++++ Material shown ++++
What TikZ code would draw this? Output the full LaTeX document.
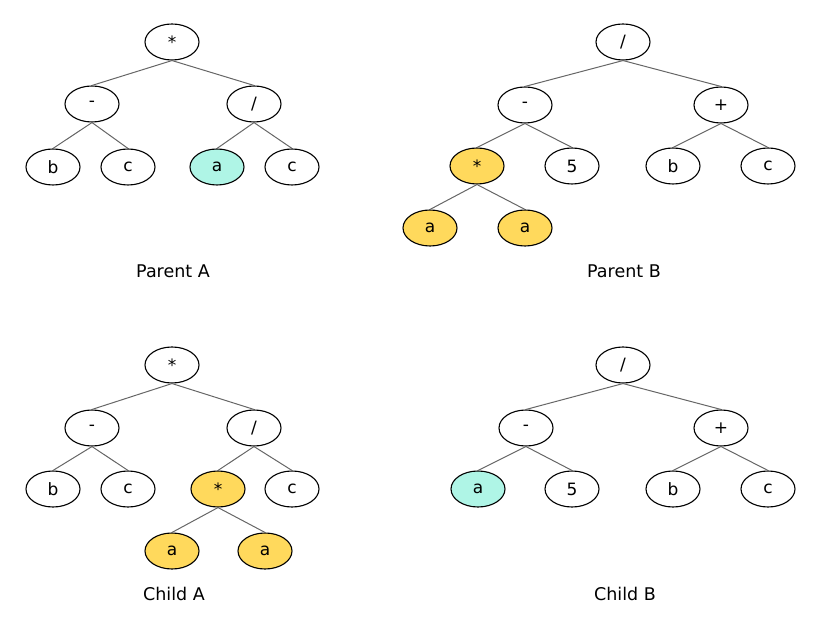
\documentclass[tikz,border=0pt]{standalone}
\usepackage{fontspec}
\setmainfont{DejaVu Sans}
\usetikzlibrary{shapes.geometric}
\definecolor{edgegray}{HTML}{666666}
\definecolor{cyanfill}{HTML}{AFF5E6}
\definecolor{goldfill}{HTML}{FFD95C}
\tikzset{
  tn/.style={ellipse, draw=black, line width=1.1pt, fill=white, minimum width=54pt, minimum height=36pt, inner sep=0pt, font=\fontsize{17}{19}\selectfont},
  cyn/.style={tn, fill=cyanfill},
  gld/.style={tn, fill=goldfill},
  lbl/.style={font=\fontsize{17.5}{20}\selectfont},
  edge/.style={draw=edgegray, line width=1pt}
}
\begin{document}
\begin{tikzpicture}[x=1pt,y=-1pt]
\useasboundingbox (0,0) rectangle (822,628);
% Parent A
\node[tn] (pa1) at (172,42) {*};
\node[tn] (pa2) at (92,104) {-};
\node[tn] (pa3) at (254,104) {/};
\node[tn] (pa4) at (53,167) {b};
\node[tn] (pa5) at (128,167) {c};
\node[cyn] (pa6) at (217,167) {a};
\node[tn] (pa7) at (292,167) {c};
\node[lbl] (pal) at (173,271) {Parent A};
\draw[edge] (pa1.south) -- (pa2.north);
\draw[edge] (pa1.south) -- (pa3.north);
\draw[edge] (pa2.south) -- (pa4.north);
\draw[edge] (pa2.south) -- (pa5.north);
\draw[edge] (pa3.south) -- (pa6.north);
\draw[edge] (pa3.south) -- (pa7.north);
% Parent B
\node[tn] (pb1) at (623,42) {/};
\node[tn] (pb2) at (525,105) {-};
\node[tn] (pb3) at (721,105) {+};
\node[gld] (pb4) at (477,166) {*};
\node[tn] (pb5) at (572,166) {5};
\node[tn] (pb6) at (673,166) {b};
\node[tn] (pb7) at (768,166) {c};
\node[gld] (pb8) at (430,228) {a};
\node[gld] (pb9) at (525,228) {a};
\node[lbl] (pbl) at (624,271) {Parent B};
\draw[edge] (pb1.south) -- (pb2.north);
\draw[edge] (pb1.south) -- (pb3.north);
\draw[edge] (pb2.south) -- (pb4.north);
\draw[edge] (pb2.south) -- (pb5.north);
\draw[edge] (pb3.south) -- (pb6.north);
\draw[edge] (pb3.south) -- (pb7.north);
\draw[edge] (pb4.south) -- (pb8.north);
\draw[edge] (pb4.south) -- (pb9.north);
% Child A
\node[tn] (ca1) at (172,365) {*};
\node[tn] (ca2) at (92,428) {-};
\node[tn] (ca3) at (254,428) {/};
\node[tn] (ca4) at (53,489) {b};
\node[tn] (ca5) at (128,489) {c};
\node[gld] (ca6) at (218,489) {*};
\node[tn] (ca7) at (292,489) {c};
\node[gld] (ca8) at (172,551) {a};
\node[gld] (ca9) at (265,551) {a};
\node[lbl] (cal) at (174,594) {Child A};
\draw[edge] (ca1.south) -- (ca2.north);
\draw[edge] (ca1.south) -- (ca3.north);
\draw[edge] (ca2.south) -- (ca4.north);
\draw[edge] (ca2.south) -- (ca5.north);
\draw[edge] (ca3.south) -- (ca6.north);
\draw[edge] (ca3.south) -- (ca7.north);
\draw[edge] (ca6.south) -- (ca8.north);
\draw[edge] (ca6.south) -- (ca9.north);
% Child B
\node[tn] (cb1) at (623,365) {/};
\node[tn] (cb2) at (526,428) {-};
\node[tn] (cb3) at (721,428) {+};
\node[cyn] (cb4) at (478,489) {a};
\node[tn] (cb5) at (572,489) {5};
\node[tn] (cb6) at (673,489) {b};
\node[tn] (cb7) at (768,489) {c};
\node[lbl] (cbl) at (625,594) {Child B};
\draw[edge] (cb1.south) -- (cb2.north);
\draw[edge] (cb1.south) -- (cb3.north);
\draw[edge] (cb2.south) -- (cb4.north);
\draw[edge] (cb2.south) -- (cb5.north);
\draw[edge] (cb3.south) -- (cb6.north);
\draw[edge] (cb3.south) -- (cb7.north);
\end{tikzpicture}
\end{document}
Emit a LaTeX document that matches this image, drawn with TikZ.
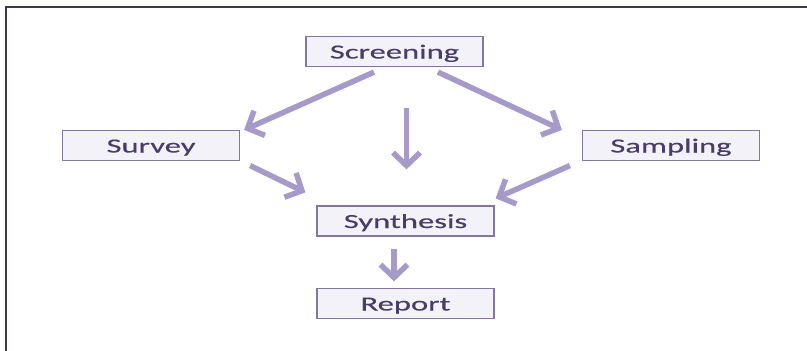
\documentclass[tikz,border=0pt]{standalone}
\usepackage{fontspec}
\setmainfont[FakeStretch=1.63, FakeBold=0.35]{Carlito}
\usetikzlibrary{arrows.meta}

\definecolor{boxline}{RGB}{132,118,162}
\definecolor{boxfill}{RGB}{244,242,249}
\definecolor{boxtext}{RGB}{72,60,104}
\definecolor{arrowcol}{RGB}{166,154,200}
\definecolor{framecol}{RGB}{62,56,78}

\begin{document}
\begin{tikzpicture}[%
        x = 1pt,
        y = -1pt,
        stagebox/.style = {
            draw = boxline,
            fill = boxfill,
            line width = 1.2pt,
            minimum width = 177pt,
            minimum height = 30pt,
            text height = 14pt,
            text depth = 0pt,
            text = boxtext,
            font = \fontsize{20}{22}\selectfont
        },
        flow/.style = {
            draw = arrowcol,
            line width = 5.5pt,
            -{Straight Barb[length = 13pt, width = 27pt]}
        }
    ]

        % Fix the size of the page.
        \useasboundingbox[fill = white] (0, 0) rectangle (807, 351);

        % Draw the frame along the top and left edges.
        \draw[framecol, line width = 2pt] (6, 351) to (6, 7) to (807, 7);

        % Place the stages.
        \node[stagebox] (screening) at (394.5, 51.5) {Screening};
        \node[stagebox] (survey)    at (151, 145.5) {Survey};
        \node[stagebox] (sampling)  at (671, 145.5) {Sampling};
        \node[stagebox] (synthesis) at (405.5, 221) {Synthesis};
        \node[stagebox] (report)    at (405.5, 303.5) {Report};

        % Arrows out of the screening stage.
        \draw[flow] ([shift = {(-20.5, 5)}]screening.south)
            to ([shift = {(4, 0)}]survey.north east);
        \draw[flow] ([shift = {(43.5, 5)}]screening.south)
            to ([shift = {(-20, 0)}]sampling.north west);
        \draw[flow] ([shift = {(12, 41)}]screening.south)
            to ([shift = {(1, -36)}]synthesis.north);

        % Arrows into the synthesis stage.
        \draw[flow] ([shift = {(10, 4.5)}]survey.south east)
            to ([shift = {(-11, -13)}]synthesis.north west);
        \draw[flow] ([shift = {(-12, 4.5)}]sampling.south west)
            to ([shift = {(1, -7)}]synthesis.north east);

        % Last step down to the report.
        \draw[flow] ([shift = {(-11.5, 12)}]synthesis.south)
            to ([shift = {(-11.5, -6.5)}]report.north);
    \end{tikzpicture}
\end{document}
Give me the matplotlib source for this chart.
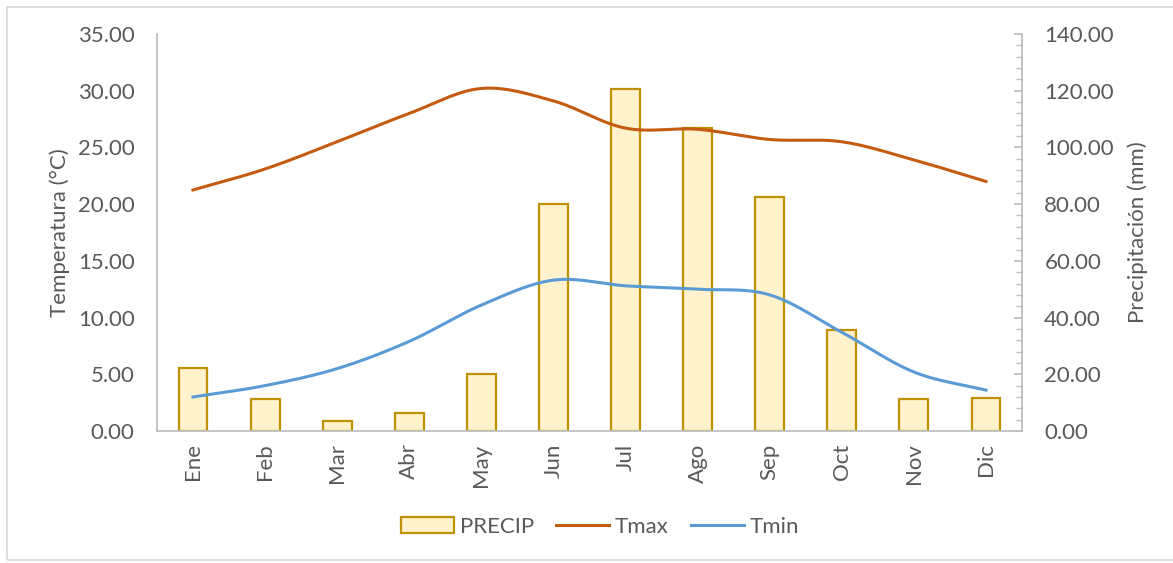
import matplotlib.pyplot as plt
import matplotlib.patches as mpatches
from matplotlib.lines import Line2D
from matplotlib.ticker import MultipleLocator, FormatStrFormatter
import numpy as np

plt.rcParams['font.family'] = ['Lato', 'DejaVu Sans']

meses = ['Ene', 'Feb', 'Mar', 'Abr', 'May', 'Jun', 'Jul', 'Ago', 'Sep', 'Oct', 'Nov', 'Dic']
precip = [22.3, 11.4, 3.5, 6.2, 20.2, 80.0, 120.6, 106.8, 82.5, 35.6, 11.3, 11.6]   # mm
tmax = [21.25, 23.1, 25.5, 28.0, 30.2, 29.1, 26.7, 26.6, 25.7, 25.5, 23.9, 22.0]
tmin = [3.0, 4.0, 5.5, 7.9, 11.1, 13.3, 12.8, 12.5, 12.0, 8.7, 5.2, 3.6]

grey = '#595959'
axis_grey = '#BFBFBF'

def smooth(y, n=30):                            # catmull-rom, like excel smoothed lines
    y = np.asarray(y, float)
    x = np.arange(len(y), dtype=float)
    xs, ys = [], []
    for i in range(len(y) - 1):
        p0 = y[i - 1] if i > 0 else y[i]
        p3 = y[i + 2] if i + 2 < len(y) else y[i + 1]
        m1 = (y[i + 1] - p0) / (2 if i > 0 else 1)
        m2 = (p3 - y[i]) / (2 if i + 2 < len(y) else 1)
        t = np.linspace(0, 1, n)
        h00 = 2*t**3 - 3*t**2 + 1
        h10 = t**3 - 2*t**2 + t
        h01 = -2*t**3 + 3*t**2
        h11 = t**3 - t**2
        xs.append(x[i] + t)
        ys.append(h00*y[i] + h10*m1 + h01*y[i + 1] + h11*m2)
    return np.concatenate(xs), np.concatenate(ys)

fig = plt.figure(figsize=(11.73, 5.63), dpi=100)
ax = fig.add_axes([0.1338, 0.2345, 0.8713 - 0.1338, 0.9396 - 0.2345])
ax2 = ax.twinx()

x = np.arange(len(meses))
ax2.bar(x, precip, width=0.4, color='#FFF2CC', edgecolor='#BF9000', linewidth=1.6, zorder=1)
ax2.set_ylim(0, 140)
ax2.yaxis.set_major_locator(MultipleLocator(20))
ax2.yaxis.set_minor_locator(MultipleLocator(4))
ax2.yaxis.set_major_formatter(FormatStrFormatter('%.2f'))

xs, ys = smooth(tmax)
ax.plot(xs, ys, color='#C55A11', lw=2.2, zorder=3)
xs, ys = smooth(tmin)
ax.plot(xs, ys, color='#5B9BD5', lw=2.2, zorder=3)
ax.set_zorder(ax2.get_zorder() + 1)
ax.patch.set_visible(False)

ax.set_ylim(0, 35)
ax.set_xlim(-0.5, 11.5)
ax.yaxis.set_major_locator(MultipleLocator(5))
ax.yaxis.set_major_formatter(FormatStrFormatter('%.2f'))
ax.set_xticks(x)
ax.set_xticklabels(meses, rotation=90)

for a in (ax, ax2):
    for s in a.spines.values():
        s.set_visible(False)
ax.spines['left'].set_visible(True)
ax.spines['bottom'].set_visible(True)
ax2.spines['right'].set_visible(True)
for s in ('left', 'bottom'):
    ax.spines[s].set_color(axis_grey)
    ax.spines[s].set_linewidth(1.3)
ax2.spines['right'].set_color(axis_grey)
ax2.spines['right'].set_linewidth(1.3)

ax.tick_params(axis='y', length=0, labelsize=16, labelcolor=grey, pad=16)
ax.tick_params(axis='x', length=0, labelsize=16, labelcolor=grey, pad=9)
ax2.tick_params(axis='y', which='major', direction='in', length=6, width=1.3, color=axis_grey,
                labelsize=16, labelcolor=grey, pad=16)
ax2.tick_params(axis='y', which='minor', direction='in', length=4, width=1.0, color=axis_grey)

ax.set_ylabel('Temperatura (°C)', fontsize=16, color=grey, labelpad=6)
ax2.set_ylabel('Precipitación (mm)', fontsize=16, color=grey, labelpad=10)

handles = [mpatches.Patch(facecolor='#FFF2CC', edgecolor='#BF9000', linewidth=1.6),
           Line2D([], [], color='#C55A11', lw=2.2),
           Line2D([], [], color='#5B9BD5', lw=2.2)]
leg = fig.legend(handles, ['PRECIP', 'Tmax', 'Tmin'], loc='center', bbox_to_anchor=(0.5115, 0.064),
                 ncol=3, frameon=False, fontsize=16, handlelength=2.4, handleheight=0.7,
                 columnspacing=1.0, handletextpad=0.25)
for t in leg.get_texts():
    t.set_color(grey)

fig.patches.append(mpatches.Rectangle((0.006, 0.005), 1.2, 0.982, transform=fig.transFigure,
                                      fill=False, edgecolor='#D9D9D9', linewidth=1.2))

fig.savefig('out.png', dpi=100)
++++
- Goal of the exercise
The material above holds pictures; leave them out. Repeat exactly the lines from the one containing "Give me the matplotlib source for this chart." through the one containing "plt.rcParams['font.family'] = ['Lato', 'DejaVu", and nothing else.

- Answer to the task
Give me the matplotlib source for this chart.
import matplotlib.pyplot as plt
import matplotlib.patches as mpatches
from matplotlib.lines import Line2D
from matplotlib.ticker import MultipleLocator, FormatStrFormatter
import numpy as np

plt.rcParams['font.family'] = ['Lato', 'DejaVu Sans']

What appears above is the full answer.